I'm learning about databases and obviously I have to deal with normalforms. Now I came up with this very simple example; given a relation R with attributes {A, B, C} and functional dependencies {A,B -> C , A -> C}.
The candidate key K for this relation has to be {A, B} (not going into how to find candidate keys). The relation is not in 2NF since the non-key attribute C only depends on A which is a proper subset of K. (I assume 1NF is given even though I can not know the domains of the attributes).
Now to get to 3NF I'll have to use the synthesis-algorithm, so I first find the canonical set of the functional dependencies which would be {A -> C} (also not going into how to find the canonical set). Now to get relations in 3NF I form the new relation R1 which contains attributes {A,C}. Since K is not contained in R1 I have to make a new relation R2 which contains one of the candidate keys (here K).
This leads to the two relations R1 (A,C) and R2 (A,B) and I am done since both R1 and R2 are in 3NF.
Is my working correct? Is there anything else I have to be aware of? Thanks a lot for any suggestions!
EDIT: As a comment pointed out my example is faulty. It would be right with a slightly different relation though, namely R (A,B,C,D) with FD's {A,B -> C, B -> D} .. I'll not go through the rest again since I think I did the algorithm correctly even though the example was false.
Be explicit that you are addressing non-trivial FDs. R also has FD A,B,C -> C, but it's trivial. Always be explicit about just what FDs you are giving. Eg a canonical/minimal cover or all the non-trivial FDs or a cover or just some FDs that you know hold although other non-trivial ones might too, whichever is the case. You probably aren't ever doing the latter, because in general you won't be giving enough information to determine CKs and further normalize.
Drop the "only". It makes the statement unclear and if you mean C doesn't depend on A,B then you are mistaken.

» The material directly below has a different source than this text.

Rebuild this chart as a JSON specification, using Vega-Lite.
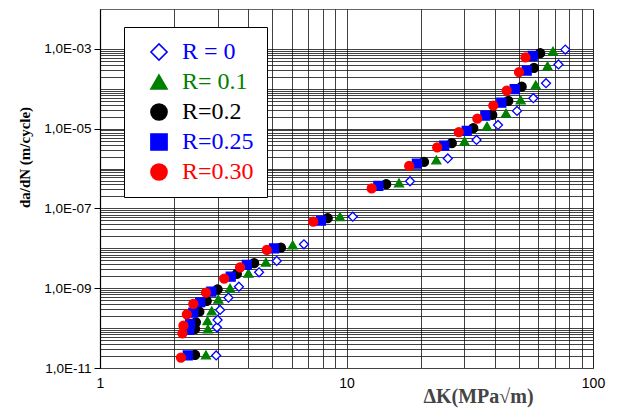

The domains are irrelevant. I suppose you are worried that domains might involve "repeating groups" and/or "non-atomic values". This is based on received non-wisdom. Normalization to higher normal forms is independent of domains.

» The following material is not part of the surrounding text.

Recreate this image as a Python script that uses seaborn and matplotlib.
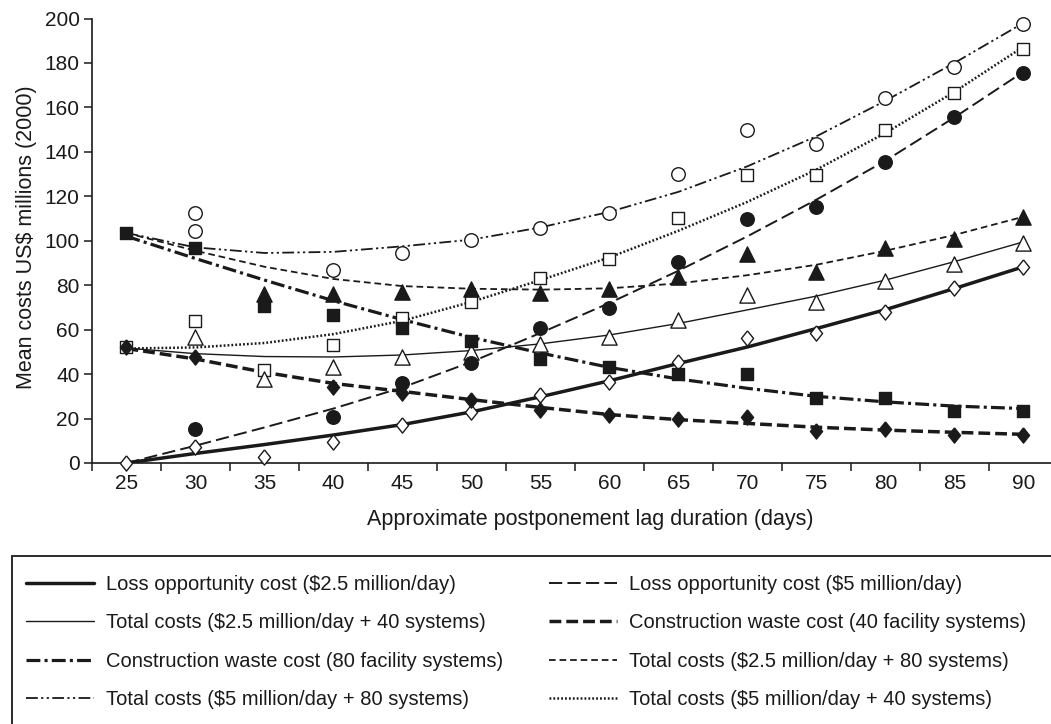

By definition, a relation's tuple's attribute has a value from a domain. Re: "repeating groups": It can't have any, that's something from pre-relational databases. Re "non-atomic": Codd defined relations as able to have relation-valued domains. He pointed out that the only way that a value could be considered (in the everyday sense) non-atomic in a relational context was to be relation-valued. Ie he defined "atomic" in a relational context to mean not a relation. He defined "normalized" to mean having no relation-valued (ie non-atomic) attributes. (All this in 1970.) Later he defined "1NF" as normalized. And developed "2NF" & "3NF". Then (after Kent & with Boyce) "BCNF". So his use of these terms assumed no relation-valued domains.

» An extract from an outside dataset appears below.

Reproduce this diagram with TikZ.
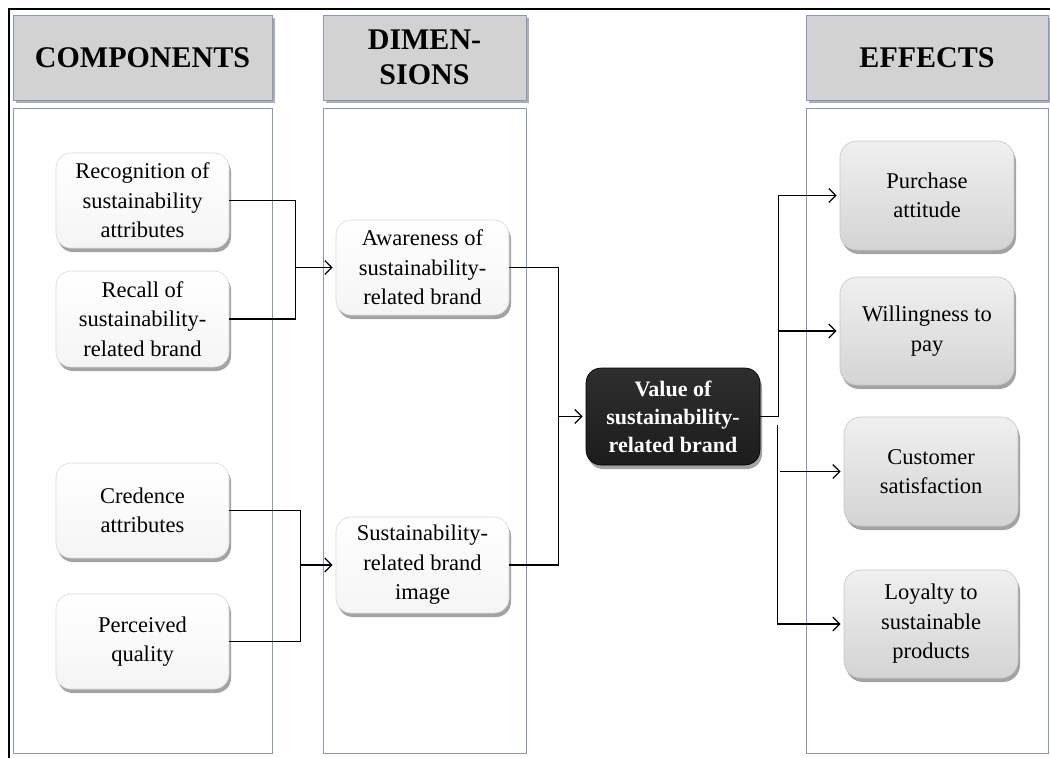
\documentclass[tikz,border=0pt]{standalone}
\usepackage{fontspec}
\setmainfont{Liberation Serif}
\usetikzlibrary{arrows.meta,shadows,calc}
\definecolor{pborder}{RGB}{135,150,195}
\definecolor{hdrfill}{RGB}{210,210,210}
\definecolor{darkbox}{RGB}{28,28,28}
\tikzset{
  panel/.style={draw=pborder, line width=0.8pt, fill=white},
  hdr/.style={draw=pborder, line width=0.8pt, fill=hdrfill, align=center,
    font=\fontsize{30}{35}\selectfont\bfseries,
    drop shadow={shadow xshift=3pt, shadow yshift=-3pt, opacity=0.45, fill=black!70}},
  wbox/.style={rounded corners=15pt, draw=gray!30, line width=0.6pt,
    top color=white, bottom color=gray!8, align=center,
    minimum width=173pt, minimum height=95pt, inner sep=0pt,
    font=\fontsize{22.5}{29.5}\selectfont,
    drop shadow={shadow xshift=2pt, shadow yshift=-4pt, opacity=0.55, fill=black!65}},
  gbox/.style={wbox, rounded corners=17pt, top color=gray!12, bottom color=gray!34,
    draw=gray!45, minimum width=174pt, minimum height=108pt},
  dbox/.style={wbox, top color=darkbox!92!white, bottom color=darkbox, draw=black,
    text=white, font=\fontsize{22}{28}\selectfont\bfseries, minimum width=174pt, minimum height=97pt},
  conn/.style={draw=black, line width=1.3pt},
  arr/.style={conn, -{Straight Barb[length=7pt,width=14pt,line width=1.3pt]}, shorten >=3pt}
}
\begin{document}
\begin{tikzpicture}[x=1pt,y=-1pt]
\useasboundingbox (0,0) rectangle (1050,758);
\fill[white] (0,0) rectangle (1050,758);
% outer frame
\draw[line width=2pt] (8.5,758) -- (8.5,8.5) -- (1050,8.5);
% panels
\path[panel] (13,108) rectangle (272,753);
\path[panel] (323,108) rectangle (526,753);
\path[panel] (806,108) rectangle (1048,753);
% headers
\node[hdr, minimum width=259pt, minimum height=85pt] (hcomp) at (142.5,57.5) {COMPONENTS};
\node[hdr, minimum width=203pt, minimum height=85pt] (hdim) at (424.5,57.5) {DIMEN-\\SIONS};
\node[hdr, minimum width=242pt, minimum height=85pt] (heff) at (927,57.5) {EFFECTS};
% components
\node[wbox] (rec) at (142.5,200.5) {Recognition of\\sustainability\\attributes};
\node[wbox, minimum height=96pt] (rcl) at (142.5,319) {Recall of\\sustainability-\\related brand};
\node[wbox] (cred) at (142.5,510.5) {Credence\\attributes};
\node[wbox] (perc) at (142.5,641.5) {Perceived\\quality};
% dimensions
\node[wbox] (aware) at (422.5,267.5) {Awareness of\\sustainability-\\related brand};
\node[wbox, minimum height=96pt] (img) at (422.5,565) {Sustainability-\\related brand\\image};
% value
\node[dbox] (val) at (673,416.5) {Value of\\sustainability-\\related brand};
% effects
\node[gbox, minimum height=109pt] (purch) at (927,195.5) {Purchase\\attitude};
\node[gbox] (will) at (927,331) {Willingness to\\pay};
\node[gbox, minimum height=109pt] (cust) at (931,471.5) {Customer\\satisfaction};
\node[gbox] (loy) at (931,624) {Loyalty to\\sustainable\\products};
% junctions
\path (aware.west) ++(-40,0) coordinate (j1);
\path (img.west) ++(-35,0) coordinate (j2);
\path (val.west) ++(-27,0) coordinate (j3);
\path (val.east) ++(18,0) coordinate (e1);
\path (val.east) ++(17,8) coordinate (e2);
\path (val.east) ++(20,0) coordinate (e3);
% connectors
\draw[conn] (rec.east) -| (j1) |- (rcl.east);
\draw[arr] (j1) -- (aware.west);
\draw[conn] (cred.east) -| (j2) |- (perc.east);
\draw[arr] (j2) -- (img.west);
\draw[conn] (aware.east) -| (j3) |- (img.east);
\draw[arr] (j3) -- (val.west);
\draw[arr] (val.east) -| (e1 |- purch.west) -- (purch.west);
\draw[arr] (e1 |- will.west) -- (will.west);
\draw[arr] (e2) |- (loy.west);
\draw[arr] (e3 |- cust.west) -- (cust.west);
\end{tikzpicture}
\end{document}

But normalization theory is presented independent of domains. Ie it's considered to just be decomposition per problematic JDs. So "1NF" also gets used for just being a relation. And the other "NFs" get used without regard to domains. (Although if there are relation-valued domains then there can be constraints different from but similar to FDs & JDs that cause different but similar anomalies, and that cause constraints and anomalies in components even after decomposition per all problematic JDs.) Regardless of whether a relation has relation-valued domains and regardless of what one means by "1NF" or "normalized" or "normalization", the decomposition procedure you're following to remove problematic JDs from problematic FDs to what you're calling 3NF is independent of domains.
That comment:
The comment is wrong. C depends on A and B and it depends on A only. Because A -> C implies A,B -> C.